The risk of losing your legal status because of trips outside the United States is based on the intent you have to live permanently in the United States or abroad. An indication of abandonment are long trips abroad. Generally, the position of the US government is that if a Legal resident remains outside the United States for six months or more, it is a strong indication that the resident does not live permanently in the United States and lives permanently abroad. If the resident is abroad for a year or more, immigration considers that resident to have abandoned legal status.

A Legal resident can also be considered abandoning status if immigration realizes that the resident kept a permanent address abroad indicating that his intent was to live abroad and not in the United States, regardless of the time outside the United States. For example, if it is found that the resident kept an address as a living residence, and maintained a job abroad, and spent most or perhaps a good portion of the year in the foreign country, that resident is in danger of having immigration consider that such person abandoned his Legal residence.

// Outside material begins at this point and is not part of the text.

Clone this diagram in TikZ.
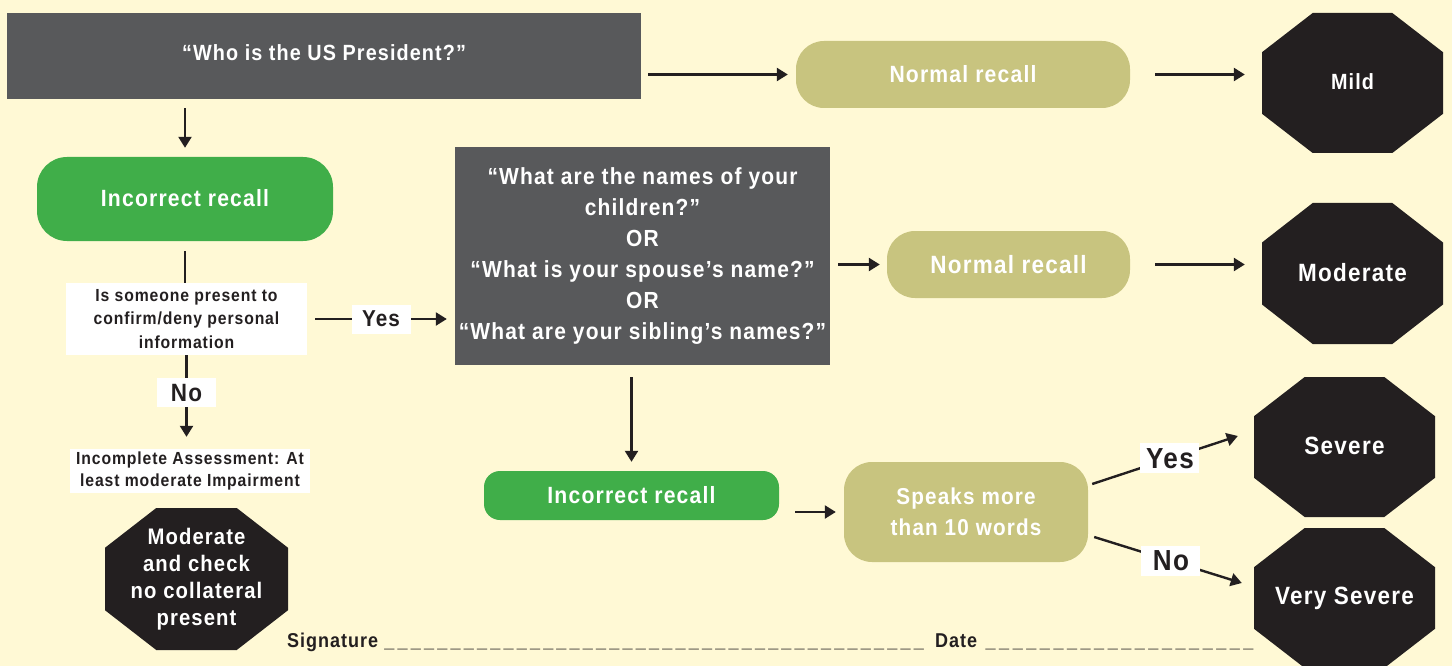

However, in any of these circumstances, the resident will have an opportunity to prove that Legal residency was not abandoned.

What happens if the immigration officer accuses me of abandoning my status?

When a legal resident is being charged with abandonment, one potential scenario is that the officer can try to press the legal resident to sign a document admitting that the legal resident has abandoned legal status. It may be that the officer threatens the legal resident or tries to convince the legal resident that there is no way to prove that the legal resident has not abandoned status. In that scenario, the legal resident has to be strong and not sign any document if it is not clear what the document is about and unless it is clear that the document is seeking a hearing with an immigration judge.

In the majority of cases, when officer accuses a legal resident of abandoning status and the officer is not convinced that it was not abandoned, the officer puts the legal resident in deportation/removal proceedings where the legal resident is required to see an immigration judge, and depending on the circumstances, the Government will have to prove that the legal resident abandoned status. If the Government meets the burden by providing evidence that the resident abandoned legal status, the legal resident will still have the opportunity to demonstrate to the judge that status was not abandoned. These hearings do not occur until months after the legal resident was charged usually in an immigration court located near his home in the United States.


How do I avoid a charge of abandonment?

The safest although not always guaranteed way to avoid such a charge is to avoid long trips with a duration approximating six months. Also avoid declaring to the officer that you live abroad or study or work abroad. Some types of travel of long duration considered reasonable is when a close family member is sick and you travel to take care of the family member or the it is clear or fairly clear to the immigration officer that the trip was for a specific purpose for a fixed period of time to fulfill that purpose like a business trip. Another way to avoid the accusation when facing a long trip is before traveling to apply for a permit to re-enter the United States. It is known as form I-131. However, please note that if there are other indications that you abandoned your status, this permit is no guarantee that it will fully protect you. In my opinion the best advice is to avoid trips that approach six months and obviously maintaining employment abroad. Avoid a combination of circumstances that can demonstrate that your permanent residence is abroad. For example, if you are in a situation where you own property abroad, don’t think you need to get rid of it. Only be careful not to accumulate other indications that you are domiciled or living abroad.

If I am accused of abandonment, how do I prove I did not abandon my legal status?

If you are facing an immigration officer or an immigration judge, you will normally have the opportunity to prove that you have not abandoned your status. If you can, it is important to maintain documentation that shows you keep your place of permanent residence in the United States. Evidence may include documentation demonstrating work history; history of paying taxes in the United States and documentation of transactions such as purchase items, merchandise or maintaining bank accounts, all in the United States. Any document such as a payment receipt with your name and address in the United States may end up winning your case.


Consult with an attorney.

Remember that this is a general guide. It is very important to always speak with an immigration attorney to discuss your circumstances and if it is necessary to prepare and guide you if you are facing such a situation.